**Given problem:** Search the listing for the string "this" and copy every line that contains it.

**Data extract:**
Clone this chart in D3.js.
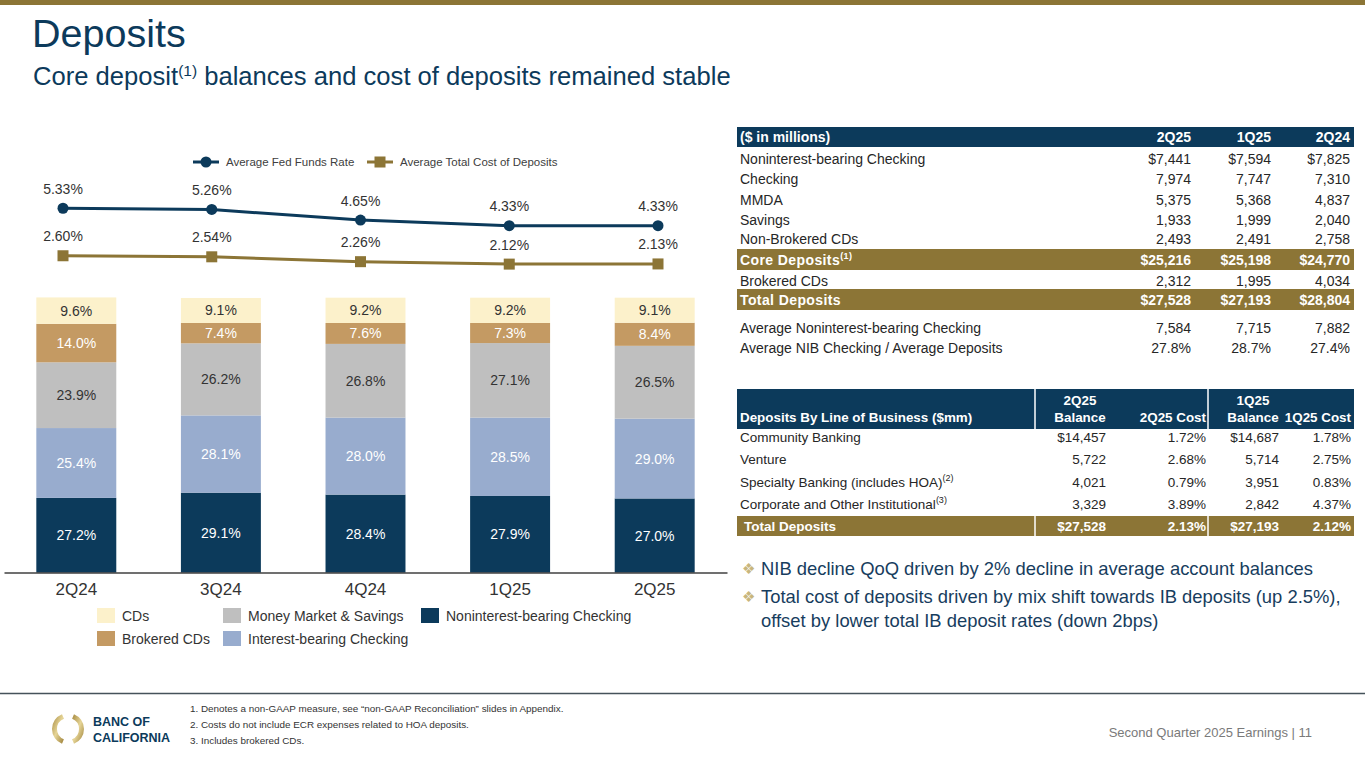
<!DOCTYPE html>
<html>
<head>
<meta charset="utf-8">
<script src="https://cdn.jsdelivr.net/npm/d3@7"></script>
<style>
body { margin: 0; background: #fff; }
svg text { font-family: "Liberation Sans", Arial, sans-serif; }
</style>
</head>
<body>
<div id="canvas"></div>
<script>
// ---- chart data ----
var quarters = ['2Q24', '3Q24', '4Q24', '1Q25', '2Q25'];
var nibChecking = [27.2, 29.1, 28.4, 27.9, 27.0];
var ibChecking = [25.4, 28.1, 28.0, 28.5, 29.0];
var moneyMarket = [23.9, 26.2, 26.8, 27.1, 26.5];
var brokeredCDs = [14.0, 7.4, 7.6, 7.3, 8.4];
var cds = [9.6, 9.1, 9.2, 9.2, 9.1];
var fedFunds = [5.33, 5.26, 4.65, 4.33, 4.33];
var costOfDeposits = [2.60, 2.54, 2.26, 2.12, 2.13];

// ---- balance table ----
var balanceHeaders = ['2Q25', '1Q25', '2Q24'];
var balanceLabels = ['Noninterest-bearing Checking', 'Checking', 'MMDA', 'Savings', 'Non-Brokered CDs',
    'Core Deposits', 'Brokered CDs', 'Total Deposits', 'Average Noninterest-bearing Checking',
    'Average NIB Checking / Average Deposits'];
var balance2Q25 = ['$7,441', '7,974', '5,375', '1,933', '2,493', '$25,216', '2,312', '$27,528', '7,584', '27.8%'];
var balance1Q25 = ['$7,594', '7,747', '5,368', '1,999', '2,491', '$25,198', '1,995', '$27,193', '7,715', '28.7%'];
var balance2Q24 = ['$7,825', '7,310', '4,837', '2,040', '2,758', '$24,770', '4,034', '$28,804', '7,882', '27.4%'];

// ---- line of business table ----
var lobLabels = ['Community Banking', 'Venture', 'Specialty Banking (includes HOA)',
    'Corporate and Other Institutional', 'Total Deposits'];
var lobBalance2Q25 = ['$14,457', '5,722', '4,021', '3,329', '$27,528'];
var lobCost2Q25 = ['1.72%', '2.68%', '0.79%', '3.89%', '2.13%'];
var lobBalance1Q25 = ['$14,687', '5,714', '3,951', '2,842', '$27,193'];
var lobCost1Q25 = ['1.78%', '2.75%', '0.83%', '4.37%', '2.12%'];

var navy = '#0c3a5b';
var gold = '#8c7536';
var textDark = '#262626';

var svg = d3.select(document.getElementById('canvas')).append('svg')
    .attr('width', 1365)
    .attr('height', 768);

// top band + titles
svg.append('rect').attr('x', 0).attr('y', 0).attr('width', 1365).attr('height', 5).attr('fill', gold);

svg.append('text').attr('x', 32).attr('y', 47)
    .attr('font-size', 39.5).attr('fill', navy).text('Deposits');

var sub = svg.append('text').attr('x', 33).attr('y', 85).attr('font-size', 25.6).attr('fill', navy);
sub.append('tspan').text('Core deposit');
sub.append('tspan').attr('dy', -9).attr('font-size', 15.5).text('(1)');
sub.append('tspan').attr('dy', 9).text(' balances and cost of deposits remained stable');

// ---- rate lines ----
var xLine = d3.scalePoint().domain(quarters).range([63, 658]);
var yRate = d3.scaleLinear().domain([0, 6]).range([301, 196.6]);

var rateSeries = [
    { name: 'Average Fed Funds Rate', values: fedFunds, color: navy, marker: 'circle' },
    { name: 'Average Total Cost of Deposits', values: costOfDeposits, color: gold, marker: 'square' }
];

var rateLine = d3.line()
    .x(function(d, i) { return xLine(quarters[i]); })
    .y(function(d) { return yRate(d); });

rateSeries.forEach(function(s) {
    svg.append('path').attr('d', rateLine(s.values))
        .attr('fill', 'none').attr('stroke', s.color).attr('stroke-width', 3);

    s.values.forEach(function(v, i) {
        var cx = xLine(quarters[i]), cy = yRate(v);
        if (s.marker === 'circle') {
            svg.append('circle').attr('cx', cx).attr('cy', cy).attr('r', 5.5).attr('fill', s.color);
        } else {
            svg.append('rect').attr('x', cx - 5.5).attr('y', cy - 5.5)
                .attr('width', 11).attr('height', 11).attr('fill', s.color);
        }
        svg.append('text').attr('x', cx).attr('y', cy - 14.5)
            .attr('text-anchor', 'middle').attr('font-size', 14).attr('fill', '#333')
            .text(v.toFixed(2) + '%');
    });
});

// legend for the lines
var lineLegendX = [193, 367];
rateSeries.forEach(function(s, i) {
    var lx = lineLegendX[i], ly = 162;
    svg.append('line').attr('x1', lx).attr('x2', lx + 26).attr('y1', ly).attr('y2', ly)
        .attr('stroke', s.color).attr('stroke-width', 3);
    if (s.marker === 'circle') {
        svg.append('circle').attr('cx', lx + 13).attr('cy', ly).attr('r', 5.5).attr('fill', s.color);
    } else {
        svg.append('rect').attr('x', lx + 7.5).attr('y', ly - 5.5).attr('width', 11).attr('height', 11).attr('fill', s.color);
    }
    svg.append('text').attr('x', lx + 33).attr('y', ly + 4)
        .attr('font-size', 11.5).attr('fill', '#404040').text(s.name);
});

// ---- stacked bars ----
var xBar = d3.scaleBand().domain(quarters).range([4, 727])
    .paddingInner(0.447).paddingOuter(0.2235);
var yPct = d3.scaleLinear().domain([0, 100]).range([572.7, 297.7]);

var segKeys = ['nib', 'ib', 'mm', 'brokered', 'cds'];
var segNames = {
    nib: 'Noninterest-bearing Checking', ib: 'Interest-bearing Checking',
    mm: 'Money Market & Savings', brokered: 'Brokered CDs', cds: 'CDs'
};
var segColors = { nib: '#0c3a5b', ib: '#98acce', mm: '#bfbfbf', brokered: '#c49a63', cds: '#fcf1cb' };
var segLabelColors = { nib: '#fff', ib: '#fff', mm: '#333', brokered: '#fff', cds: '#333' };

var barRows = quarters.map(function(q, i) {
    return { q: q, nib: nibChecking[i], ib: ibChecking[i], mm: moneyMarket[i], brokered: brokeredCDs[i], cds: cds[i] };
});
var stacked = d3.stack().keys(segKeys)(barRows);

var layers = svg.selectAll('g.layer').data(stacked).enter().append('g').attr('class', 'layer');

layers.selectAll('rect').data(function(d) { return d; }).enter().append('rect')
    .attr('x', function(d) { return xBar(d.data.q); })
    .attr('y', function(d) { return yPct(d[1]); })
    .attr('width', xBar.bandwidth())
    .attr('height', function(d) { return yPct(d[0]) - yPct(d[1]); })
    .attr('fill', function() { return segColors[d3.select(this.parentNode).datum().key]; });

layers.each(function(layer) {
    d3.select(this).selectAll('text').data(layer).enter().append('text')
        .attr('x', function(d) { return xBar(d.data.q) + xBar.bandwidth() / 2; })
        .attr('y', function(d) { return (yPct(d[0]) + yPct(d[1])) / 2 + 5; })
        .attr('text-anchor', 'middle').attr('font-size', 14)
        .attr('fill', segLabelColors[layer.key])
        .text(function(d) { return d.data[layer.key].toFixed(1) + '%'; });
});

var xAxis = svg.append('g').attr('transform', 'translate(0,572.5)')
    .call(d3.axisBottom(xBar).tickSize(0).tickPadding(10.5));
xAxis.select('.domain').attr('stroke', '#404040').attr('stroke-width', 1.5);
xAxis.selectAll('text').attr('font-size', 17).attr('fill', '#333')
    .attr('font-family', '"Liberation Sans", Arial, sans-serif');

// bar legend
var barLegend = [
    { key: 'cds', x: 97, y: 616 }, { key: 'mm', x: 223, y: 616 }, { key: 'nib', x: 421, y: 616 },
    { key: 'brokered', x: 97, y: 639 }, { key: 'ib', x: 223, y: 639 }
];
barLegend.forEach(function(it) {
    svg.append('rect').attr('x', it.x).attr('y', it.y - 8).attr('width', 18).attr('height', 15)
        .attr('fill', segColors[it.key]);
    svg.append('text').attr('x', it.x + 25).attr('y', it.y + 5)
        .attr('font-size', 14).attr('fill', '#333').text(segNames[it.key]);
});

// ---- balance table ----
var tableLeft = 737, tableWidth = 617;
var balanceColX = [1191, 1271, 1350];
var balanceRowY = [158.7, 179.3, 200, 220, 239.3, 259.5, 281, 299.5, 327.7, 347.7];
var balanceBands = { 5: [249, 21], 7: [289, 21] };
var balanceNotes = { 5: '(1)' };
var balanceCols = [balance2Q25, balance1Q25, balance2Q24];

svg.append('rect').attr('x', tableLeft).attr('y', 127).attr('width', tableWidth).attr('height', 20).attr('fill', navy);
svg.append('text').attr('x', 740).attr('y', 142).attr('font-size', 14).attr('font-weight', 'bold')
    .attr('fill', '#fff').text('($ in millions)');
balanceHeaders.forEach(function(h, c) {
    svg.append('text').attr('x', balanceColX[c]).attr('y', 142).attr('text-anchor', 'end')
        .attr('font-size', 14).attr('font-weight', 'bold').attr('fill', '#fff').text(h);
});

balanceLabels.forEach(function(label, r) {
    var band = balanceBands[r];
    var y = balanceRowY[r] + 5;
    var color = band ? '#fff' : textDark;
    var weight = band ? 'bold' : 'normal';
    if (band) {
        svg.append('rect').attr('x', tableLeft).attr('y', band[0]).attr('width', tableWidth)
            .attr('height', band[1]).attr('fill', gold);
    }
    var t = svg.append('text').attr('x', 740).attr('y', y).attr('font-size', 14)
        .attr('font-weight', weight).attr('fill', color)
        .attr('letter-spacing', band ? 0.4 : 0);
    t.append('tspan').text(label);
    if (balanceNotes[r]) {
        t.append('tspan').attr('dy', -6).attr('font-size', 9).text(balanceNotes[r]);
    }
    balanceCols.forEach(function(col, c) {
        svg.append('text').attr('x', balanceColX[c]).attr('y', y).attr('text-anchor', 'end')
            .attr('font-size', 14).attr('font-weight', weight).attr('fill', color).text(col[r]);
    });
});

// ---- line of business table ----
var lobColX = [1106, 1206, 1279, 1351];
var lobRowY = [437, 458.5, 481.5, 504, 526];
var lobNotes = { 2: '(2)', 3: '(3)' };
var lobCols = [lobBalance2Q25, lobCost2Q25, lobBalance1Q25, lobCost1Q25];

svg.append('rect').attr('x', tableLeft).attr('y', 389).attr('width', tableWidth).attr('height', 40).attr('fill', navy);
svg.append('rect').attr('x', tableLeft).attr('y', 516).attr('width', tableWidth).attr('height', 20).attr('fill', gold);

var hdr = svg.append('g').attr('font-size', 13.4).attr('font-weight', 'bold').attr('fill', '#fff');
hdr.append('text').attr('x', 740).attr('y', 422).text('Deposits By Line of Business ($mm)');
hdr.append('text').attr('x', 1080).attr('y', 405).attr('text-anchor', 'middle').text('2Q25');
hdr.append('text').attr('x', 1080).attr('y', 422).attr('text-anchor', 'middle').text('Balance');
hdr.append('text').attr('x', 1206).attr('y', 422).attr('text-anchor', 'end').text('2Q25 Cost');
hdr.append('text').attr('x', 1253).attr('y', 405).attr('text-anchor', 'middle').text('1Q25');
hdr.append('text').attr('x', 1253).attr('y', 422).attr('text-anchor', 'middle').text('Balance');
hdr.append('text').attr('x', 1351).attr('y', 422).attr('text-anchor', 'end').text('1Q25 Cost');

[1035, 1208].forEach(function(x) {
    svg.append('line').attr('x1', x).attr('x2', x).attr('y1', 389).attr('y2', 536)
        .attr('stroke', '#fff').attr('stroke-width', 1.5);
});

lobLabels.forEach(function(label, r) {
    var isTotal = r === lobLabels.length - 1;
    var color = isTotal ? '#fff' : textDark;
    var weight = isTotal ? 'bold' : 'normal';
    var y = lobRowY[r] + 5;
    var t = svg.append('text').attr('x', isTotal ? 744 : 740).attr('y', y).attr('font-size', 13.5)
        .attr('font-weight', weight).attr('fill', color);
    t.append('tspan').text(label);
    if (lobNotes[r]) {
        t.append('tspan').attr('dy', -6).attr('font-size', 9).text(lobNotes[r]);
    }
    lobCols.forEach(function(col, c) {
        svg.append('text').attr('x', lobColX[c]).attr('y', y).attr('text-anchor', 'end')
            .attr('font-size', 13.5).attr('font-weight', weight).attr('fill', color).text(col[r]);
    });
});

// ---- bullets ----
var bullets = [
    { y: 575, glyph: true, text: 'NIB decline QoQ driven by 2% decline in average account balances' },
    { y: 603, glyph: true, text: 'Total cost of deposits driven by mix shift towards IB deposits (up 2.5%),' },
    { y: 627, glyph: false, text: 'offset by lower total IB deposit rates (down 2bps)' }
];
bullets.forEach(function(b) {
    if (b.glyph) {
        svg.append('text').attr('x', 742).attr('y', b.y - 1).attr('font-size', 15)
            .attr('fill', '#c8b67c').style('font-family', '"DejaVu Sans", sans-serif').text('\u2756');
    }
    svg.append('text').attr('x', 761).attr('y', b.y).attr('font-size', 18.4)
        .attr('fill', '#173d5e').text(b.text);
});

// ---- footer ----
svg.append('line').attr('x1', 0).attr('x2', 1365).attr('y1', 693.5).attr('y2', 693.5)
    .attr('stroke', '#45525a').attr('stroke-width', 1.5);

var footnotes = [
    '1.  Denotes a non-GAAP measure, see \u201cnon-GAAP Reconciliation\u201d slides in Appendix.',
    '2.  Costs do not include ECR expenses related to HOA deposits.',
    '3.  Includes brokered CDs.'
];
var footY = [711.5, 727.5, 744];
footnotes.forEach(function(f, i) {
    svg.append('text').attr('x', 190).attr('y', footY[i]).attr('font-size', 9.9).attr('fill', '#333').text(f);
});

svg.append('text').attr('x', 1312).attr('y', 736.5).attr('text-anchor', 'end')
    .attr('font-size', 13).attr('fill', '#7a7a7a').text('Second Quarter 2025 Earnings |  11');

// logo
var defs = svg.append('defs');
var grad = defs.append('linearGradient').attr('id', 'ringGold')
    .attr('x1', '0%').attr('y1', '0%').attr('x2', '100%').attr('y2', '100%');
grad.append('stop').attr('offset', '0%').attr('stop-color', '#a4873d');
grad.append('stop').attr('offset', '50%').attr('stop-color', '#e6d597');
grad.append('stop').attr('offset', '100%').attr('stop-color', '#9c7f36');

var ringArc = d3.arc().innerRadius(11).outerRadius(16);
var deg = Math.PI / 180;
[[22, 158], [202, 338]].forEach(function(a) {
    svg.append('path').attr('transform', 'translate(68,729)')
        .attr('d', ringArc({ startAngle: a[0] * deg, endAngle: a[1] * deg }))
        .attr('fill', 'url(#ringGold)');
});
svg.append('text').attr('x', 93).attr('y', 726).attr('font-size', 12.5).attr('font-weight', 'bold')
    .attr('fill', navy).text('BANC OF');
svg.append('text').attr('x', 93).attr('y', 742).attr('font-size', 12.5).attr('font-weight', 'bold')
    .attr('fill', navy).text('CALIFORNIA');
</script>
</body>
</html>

**Correct result:**
Clone this chart in D3.js.
    .attr('fill', function() { return segColors[d3.select(this.parentNode).datum().key]; });
    d3.select(this).selectAll('text').data(layer).enter().append('text')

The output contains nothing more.